Le directeur de l’Ecal se réjouit de constater que la représentation suisse en Grande-Bretagne n’a pas misé sur les classiques mais plutôt sur une jeune génération de designers «connus pour casser les barrières». Le design helvétique rompt ainsi avec le style rigoureux et fonctionnel qui a fait sa renommée. «C’est une nouvelle approche qui transgresse les codes traditionnels», constate Alexis Georgacopoulos.

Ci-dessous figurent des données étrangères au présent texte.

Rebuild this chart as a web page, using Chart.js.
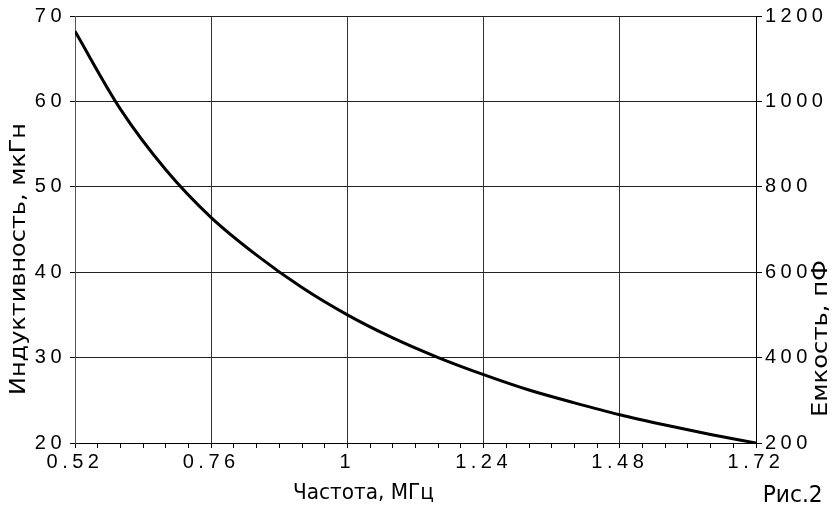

Une tendance observée depuis plusieurs années déjà. «A la Biennale de Londres, c’est toutefois la première fois qu’une représentation officielle suisse assume pleinement ce tournant», ajoute-t-il.
Un design qui peine à traverser les frontières
Le design suisse parvient à se faire une place sur la scène internationale mais il s’exporte peu. «En terme de produits et de design industriel, il semble que la Suisse peine à acquérir une visibilité internationale», relève Giovanna Lisignoli, la curatrice du Pavillon suisse à la Biennale de Londres. Elle aimerait voir plus de designer du pays «dépasser leur horizon plutôt local et s’impliquer davantage sur le plan international, en étant un peu plus confiants, car ils ont certainement beaucoup à amener au discours sur le design global.»
Le directeur de l’Ecal Alexis Georgacopoulos tire le même constat: «A part quelques grandes enseignes, la plupart des marques se concentrent sur le marché suisse.» Il explique notamment ce phénomène par la taille restreinte du pays, qui doit composer avec des échelles de production plus petites et des coûts élevés.
La position de la Suisse à l’extérieur de l’Union européenne (UE) ne facilite pas la tâche des designers qui travaillent à l’international. C’est du moins l’expérience de Dimitri Bähler et Mathieu Rivier. «Envoyer une pièce à l’étranger depuis la Suisse engendre beaucoup plus de complications administratives liées aux droits de douanes. Pour nous, ce serait du pain béni de faire partie de l’UE», affirme Mathieu Rivier.